● To be done
Without any pictures, restate the lines from the one containing "Output the component" to the one containing "const AXIS_COLOR = '#9a9a9a';", word for word, ends included.

● Materials provided
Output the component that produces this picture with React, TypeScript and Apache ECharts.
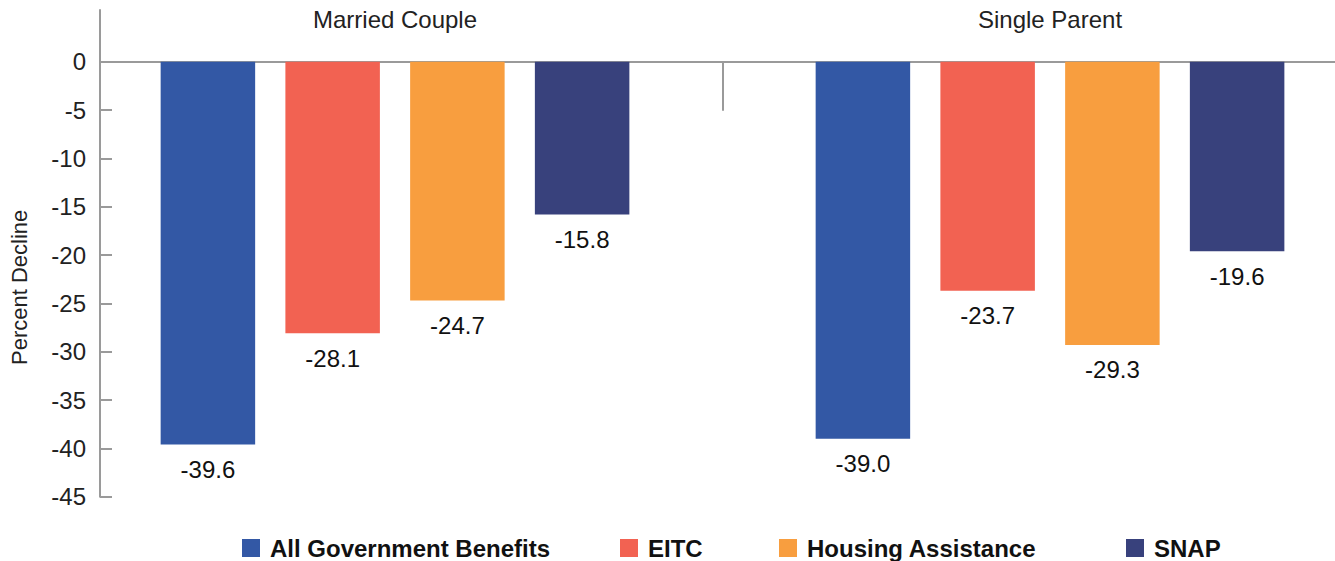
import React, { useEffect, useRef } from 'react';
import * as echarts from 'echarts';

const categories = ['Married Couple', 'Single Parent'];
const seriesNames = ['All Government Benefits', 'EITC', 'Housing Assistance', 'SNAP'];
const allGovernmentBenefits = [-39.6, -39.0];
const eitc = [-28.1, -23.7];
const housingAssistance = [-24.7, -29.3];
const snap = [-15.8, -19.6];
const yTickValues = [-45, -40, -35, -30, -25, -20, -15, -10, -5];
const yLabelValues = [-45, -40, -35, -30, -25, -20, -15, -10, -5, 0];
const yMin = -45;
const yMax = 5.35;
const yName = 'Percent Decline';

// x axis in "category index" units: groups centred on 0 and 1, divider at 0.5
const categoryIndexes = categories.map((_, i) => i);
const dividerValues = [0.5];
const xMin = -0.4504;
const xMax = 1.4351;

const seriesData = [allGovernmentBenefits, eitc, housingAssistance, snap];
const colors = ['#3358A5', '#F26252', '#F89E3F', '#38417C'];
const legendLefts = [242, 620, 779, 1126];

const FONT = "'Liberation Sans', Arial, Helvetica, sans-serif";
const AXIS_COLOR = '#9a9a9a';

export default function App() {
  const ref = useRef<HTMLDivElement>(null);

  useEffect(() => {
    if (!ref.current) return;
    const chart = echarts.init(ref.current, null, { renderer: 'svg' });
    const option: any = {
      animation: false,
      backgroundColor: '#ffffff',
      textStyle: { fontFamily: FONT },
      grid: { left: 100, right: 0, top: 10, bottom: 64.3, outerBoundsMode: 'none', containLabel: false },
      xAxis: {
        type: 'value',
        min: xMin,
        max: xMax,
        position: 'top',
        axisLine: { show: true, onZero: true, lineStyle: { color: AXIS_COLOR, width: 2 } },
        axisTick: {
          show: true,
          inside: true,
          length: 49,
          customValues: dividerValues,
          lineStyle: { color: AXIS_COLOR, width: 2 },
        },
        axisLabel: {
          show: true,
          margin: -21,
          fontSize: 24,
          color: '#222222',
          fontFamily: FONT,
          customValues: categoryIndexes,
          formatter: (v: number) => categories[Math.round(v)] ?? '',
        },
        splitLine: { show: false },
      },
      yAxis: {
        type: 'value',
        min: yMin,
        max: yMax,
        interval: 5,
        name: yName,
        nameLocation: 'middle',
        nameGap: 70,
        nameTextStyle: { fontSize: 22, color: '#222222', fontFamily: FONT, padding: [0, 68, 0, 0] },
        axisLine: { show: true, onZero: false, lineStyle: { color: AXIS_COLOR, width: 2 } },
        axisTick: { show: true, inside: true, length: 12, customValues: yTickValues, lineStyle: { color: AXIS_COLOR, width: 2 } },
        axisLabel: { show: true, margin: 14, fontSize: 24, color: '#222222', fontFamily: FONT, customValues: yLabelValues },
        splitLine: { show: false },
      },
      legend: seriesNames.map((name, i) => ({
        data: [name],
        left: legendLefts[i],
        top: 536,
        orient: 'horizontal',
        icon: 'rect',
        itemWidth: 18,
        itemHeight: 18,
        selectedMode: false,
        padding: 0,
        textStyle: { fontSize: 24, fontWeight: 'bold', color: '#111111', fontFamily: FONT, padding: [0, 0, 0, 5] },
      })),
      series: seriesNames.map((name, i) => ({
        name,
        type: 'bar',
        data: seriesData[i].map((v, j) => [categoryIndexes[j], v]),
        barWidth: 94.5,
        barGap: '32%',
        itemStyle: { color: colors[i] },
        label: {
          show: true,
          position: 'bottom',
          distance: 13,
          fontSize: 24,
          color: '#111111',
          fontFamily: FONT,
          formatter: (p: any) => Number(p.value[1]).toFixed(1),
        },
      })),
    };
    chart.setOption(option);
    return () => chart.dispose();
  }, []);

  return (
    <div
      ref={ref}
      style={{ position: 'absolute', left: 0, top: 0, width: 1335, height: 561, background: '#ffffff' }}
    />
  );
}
==
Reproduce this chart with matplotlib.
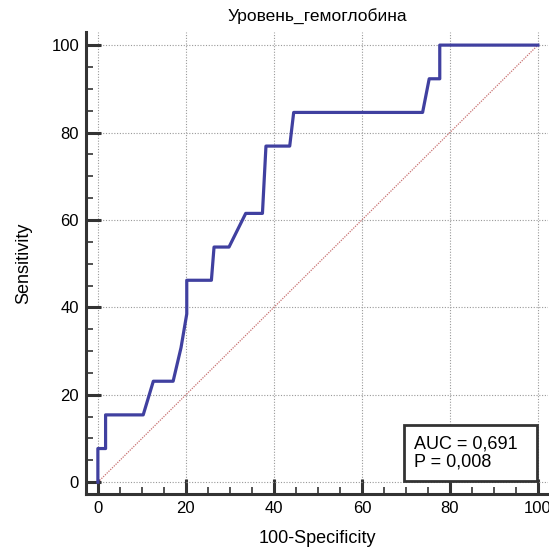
--
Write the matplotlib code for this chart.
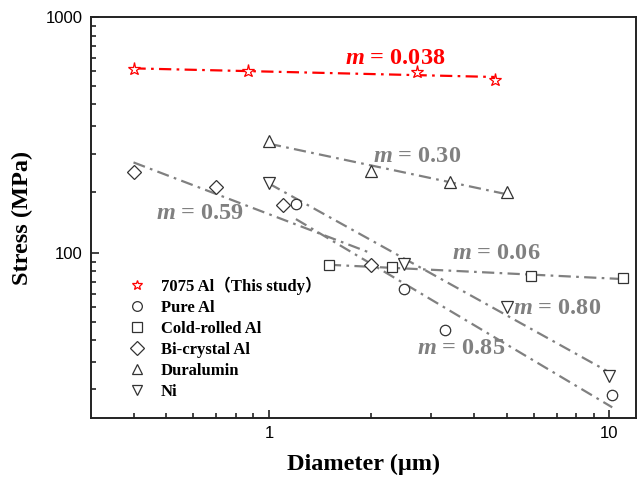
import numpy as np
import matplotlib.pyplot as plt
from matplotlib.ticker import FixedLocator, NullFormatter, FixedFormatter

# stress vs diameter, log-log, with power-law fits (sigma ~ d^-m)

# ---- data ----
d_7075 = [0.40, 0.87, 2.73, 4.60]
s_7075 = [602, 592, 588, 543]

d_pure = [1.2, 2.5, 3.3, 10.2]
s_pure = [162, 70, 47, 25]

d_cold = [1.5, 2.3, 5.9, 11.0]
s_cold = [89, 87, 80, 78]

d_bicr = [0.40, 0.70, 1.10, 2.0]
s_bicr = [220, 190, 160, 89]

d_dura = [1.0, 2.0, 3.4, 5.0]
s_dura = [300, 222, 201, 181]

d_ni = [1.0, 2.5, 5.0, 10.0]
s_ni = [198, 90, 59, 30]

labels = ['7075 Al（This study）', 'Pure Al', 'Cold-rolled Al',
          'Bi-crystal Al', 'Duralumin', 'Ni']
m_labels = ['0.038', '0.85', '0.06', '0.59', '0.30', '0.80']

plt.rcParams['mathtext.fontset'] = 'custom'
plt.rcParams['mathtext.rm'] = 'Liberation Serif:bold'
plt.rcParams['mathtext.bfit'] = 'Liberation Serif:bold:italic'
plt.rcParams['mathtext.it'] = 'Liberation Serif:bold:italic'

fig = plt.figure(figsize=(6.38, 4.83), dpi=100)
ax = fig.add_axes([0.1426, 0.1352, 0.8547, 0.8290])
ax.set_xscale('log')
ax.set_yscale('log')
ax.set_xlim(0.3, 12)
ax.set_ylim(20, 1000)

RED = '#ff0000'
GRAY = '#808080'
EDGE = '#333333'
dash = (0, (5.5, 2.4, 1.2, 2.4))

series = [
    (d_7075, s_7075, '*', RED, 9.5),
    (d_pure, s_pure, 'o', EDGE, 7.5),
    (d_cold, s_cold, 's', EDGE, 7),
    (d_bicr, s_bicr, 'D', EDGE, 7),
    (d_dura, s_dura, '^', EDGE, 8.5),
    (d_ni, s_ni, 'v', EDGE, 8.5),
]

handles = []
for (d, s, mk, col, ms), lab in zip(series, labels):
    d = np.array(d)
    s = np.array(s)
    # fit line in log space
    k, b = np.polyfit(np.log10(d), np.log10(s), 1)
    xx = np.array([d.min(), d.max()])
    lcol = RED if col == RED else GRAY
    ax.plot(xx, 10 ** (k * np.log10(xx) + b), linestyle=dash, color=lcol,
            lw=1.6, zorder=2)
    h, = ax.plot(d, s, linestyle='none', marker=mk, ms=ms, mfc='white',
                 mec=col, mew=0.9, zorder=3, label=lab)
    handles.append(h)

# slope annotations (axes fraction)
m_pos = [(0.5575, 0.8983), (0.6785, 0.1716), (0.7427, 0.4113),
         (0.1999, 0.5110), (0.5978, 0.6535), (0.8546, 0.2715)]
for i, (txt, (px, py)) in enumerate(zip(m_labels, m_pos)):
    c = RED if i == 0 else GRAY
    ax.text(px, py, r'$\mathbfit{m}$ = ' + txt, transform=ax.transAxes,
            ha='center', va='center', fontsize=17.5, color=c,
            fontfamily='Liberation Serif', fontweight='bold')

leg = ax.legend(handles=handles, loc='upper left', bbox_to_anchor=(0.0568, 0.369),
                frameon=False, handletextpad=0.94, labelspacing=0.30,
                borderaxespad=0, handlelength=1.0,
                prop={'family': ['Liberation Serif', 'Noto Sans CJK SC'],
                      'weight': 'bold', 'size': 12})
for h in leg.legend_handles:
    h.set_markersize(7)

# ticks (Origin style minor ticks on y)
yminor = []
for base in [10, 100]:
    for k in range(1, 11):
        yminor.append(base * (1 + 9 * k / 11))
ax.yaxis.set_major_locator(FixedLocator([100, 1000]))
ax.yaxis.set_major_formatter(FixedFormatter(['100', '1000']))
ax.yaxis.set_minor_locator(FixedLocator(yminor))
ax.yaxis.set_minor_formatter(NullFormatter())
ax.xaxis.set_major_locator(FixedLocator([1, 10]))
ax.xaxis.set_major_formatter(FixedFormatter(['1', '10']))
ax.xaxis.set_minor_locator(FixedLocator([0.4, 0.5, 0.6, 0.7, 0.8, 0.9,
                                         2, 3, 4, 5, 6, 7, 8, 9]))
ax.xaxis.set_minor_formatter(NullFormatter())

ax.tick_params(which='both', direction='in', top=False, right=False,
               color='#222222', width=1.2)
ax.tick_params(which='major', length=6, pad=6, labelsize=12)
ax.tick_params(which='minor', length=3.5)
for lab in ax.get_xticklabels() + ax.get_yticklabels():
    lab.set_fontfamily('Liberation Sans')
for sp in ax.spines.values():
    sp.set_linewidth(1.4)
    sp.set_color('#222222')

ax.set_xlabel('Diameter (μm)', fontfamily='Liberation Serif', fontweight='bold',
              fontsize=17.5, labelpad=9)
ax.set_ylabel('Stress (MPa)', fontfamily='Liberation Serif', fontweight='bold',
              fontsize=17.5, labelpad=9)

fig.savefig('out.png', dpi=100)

● Complete response
Output the component that produces this picture with React, TypeScript and Apache ECharts.
import React, { useEffect, useRef } from 'react';
import * as echarts from 'echarts';

const categories = ['Married Couple', 'Single Parent'];
const seriesNames = ['All Government Benefits', 'EITC', 'Housing Assistance', 'SNAP'];
const allGovernmentBenefits = [-39.6, -39.0];
const eitc = [-28.1, -23.7];
const housingAssistance = [-24.7, -29.3];
const snap = [-15.8, -19.6];
const yTickValues = [-45, -40, -35, -30, -25, -20, -15, -10, -5];
const yLabelValues = [-45, -40, -35, -30, -25, -20, -15, -10, -5, 0];
const yMin = -45;
const yMax = 5.35;
const yName = 'Percent Decline';

// x axis in "category index" units: groups centred on 0 and 1, divider at 0.5
const categoryIndexes = categories.map((_, i) => i);
const dividerValues = [0.5];
const xMin = -0.4504;
const xMax = 1.4351;

const seriesData = [allGovernmentBenefits, eitc, housingAssistance, snap];
const colors = ['#3358A5', '#F26252', '#F89E3F', '#38417C'];
const legendLefts = [242, 620, 779, 1126];

const FONT = "'Liberation Sans', Arial, Helvetica, sans-serif";
const AXIS_COLOR = '#9a9a9a';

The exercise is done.